How do those auditions go when in this headspace? I’m guessing you’re so focused on what ‘Meg’ is doing that you fail to deliver the ‘real’ version of your best self.
The tendency to compare ourselves to others is as human as any other emotion we experience. The problem with this behaviour is that if done often enough, it will eventually erode self-confidence and self-esteem; it can be exhausting to the point of burning yourself out; and in the extreme, can lead to anxiety and depression.
Unfortunately, when we compare ourselves, what we actually do is compare our worst to someone else’s best. Whether you’re a performer, artist, teacher, athlete, businessperson, student, parent, you have a unique perspective backed by your own unique experiences, talents and beliefs. Your gifts and talents, your successes, contributions and worth are entirely unique to you and your own purpose in life. Therefore, you can never truly compare yourself to others – because there are no two people on earth the same.

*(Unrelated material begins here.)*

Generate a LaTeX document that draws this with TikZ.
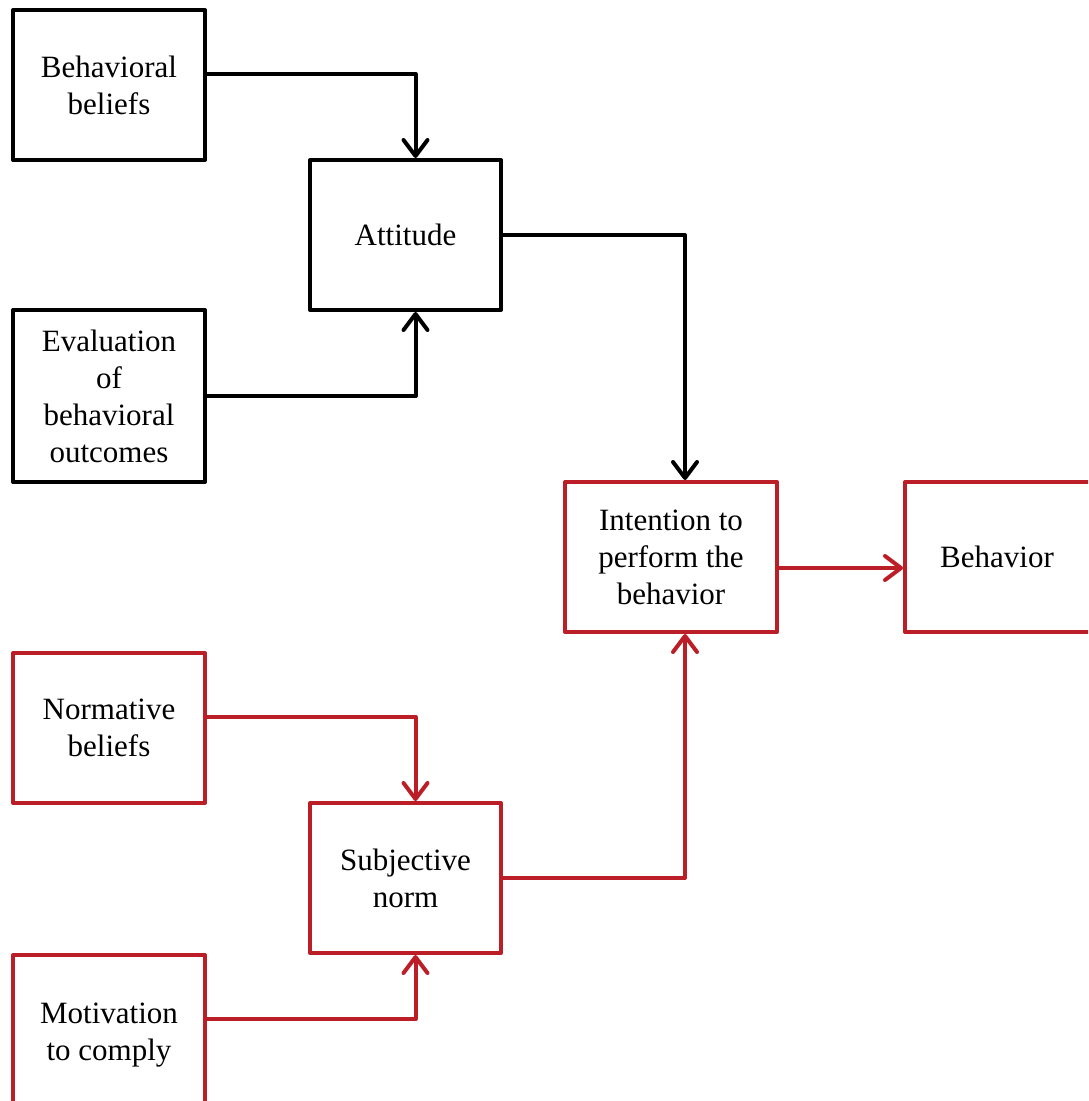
\documentclass[tikz,border=0pt]{standalone}
\usepackage{fontspec}
\setmainfont{Liberation Serif}
\usetikzlibrary{arrows.meta}
\definecolor{tpbred}{RGB}{187,30,38}

\begin{document}
\begin{tikzpicture}[
        x=0.5pt, y=-0.5pt, line width=2pt, line join=round,
        >={Straight Barb[length=8pt,width=12pt,round]},
        box/.style={draw, rectangle, align=center, inner sep=0pt,
                    font=\fontsize{15.5}{18.5}\selectfont},
        redbox/.style={box, draw=tpbred},
    ]
    \useasboundingbox (0,0) rectangle (1088,1101);
    \clip (0,0) rectangle (1088,1101);

    % attitude branch
    \node[box, minimum width=96pt, minimum height=75pt] (bb) at (109,85) {Behavioral\\beliefs};
    \node[box, minimum width=95.5pt, minimum height=75pt] (att) at (405.5,235) {Attitude};
    \node[box, minimum width=96pt, minimum height=86pt] (eval) at (109,396) {Evaluation\\of\\behavioral\\outcomes};

    % intention and behaviour
    \node[redbox, minimum width=106pt, minimum height=75pt] (int) at (671,557) {Intention to\\perform the\\behavior};
    \node[redbox, minimum width=98pt, minimum height=75pt, anchor=west] (beh) at (903,557) {\hspace*{-6pt}Behavior};

    % norm branch
    \node[redbox, minimum width=96pt, minimum height=75pt] (nb) at (109,728) {Normative\\beliefs};
    \node[redbox, minimum width=95.5pt, minimum height=75pt] (sn) at (405.5,878) {Subjective\\norm};
    \node[redbox, minimum width=96pt, minimum height=80pt, anchor=north] (mot) at (109,953) {Motivation\\to comply};

    \draw[->] ([yshift=5.5pt]bb.east) -| ([xshift=5pt]att.north);
    \draw[->] (eval.east) -| ([xshift=5pt]att.south);
    \draw[->] (att.east) -| ([xshift=7pt]int.north);

    \draw[->, tpbred] ([yshift=-5.5pt]int.east) -- ([yshift=-5.5pt]beh.west);

    \draw[->, tpbred] ([yshift=5.5pt]nb.east) -| ([xshift=5pt]sn.north);
    \draw[->, tpbred] ([yshift=8pt]mot.east) -| ([xshift=5pt]sn.south);
    \draw[->, tpbred] (sn.east) -| ([xshift=7pt]int.south);

\end{tikzpicture}
\end{document}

Think of a specific time in your life when you were successful/confident/happy (whatever positive emotion you choose). What did you see? how did you feel? what did you tell yourself? Bring that feeling of success/confidence/happiness into the now and let that feeling ‘fill you’. This is a simple process called anchoring and gives you limitless access to the positive emotions you may find yourself in extra need of in any number of situations.
Remember nobody is perfect. We live in a world that glamorizes ‘perfection’ and it’s important to remember that one snapshot in time never tells the whole story. No matter how many hours you put into mastering your craft, it’s most likely that someone will still be better than you, so why would you insist on measuring your success by comparing yourself to others? At the end of the day, it’s their life, this is your life and your goal is to be the BEST version of YOU – NOT someone else!
Here are some tips to overcome the comparison trap:
- Recognize the problems in comparing yourself to another
- Become acutely aware of your own success, even the little improvements in what you are doing
- Give daily gratitude – it’s one of the most empowering practices you can develop
- Remind yourself that nobody is perfect
- Find inspiration without comparison
- Change your body language – it automatically changes the way you feel. Stand tall, look up and smile
- Celebrate who you are – enjoy the feelings of achievement and success
- Maintain a strong belief in your inherent talent
- Be kind to yourself
Give yourself back the power to succeed and feel happy and stretch yourself to your own limits and beyond as you grow. Remember the only person keeping score on how you compare to others is you. Write your own script for your life and create that.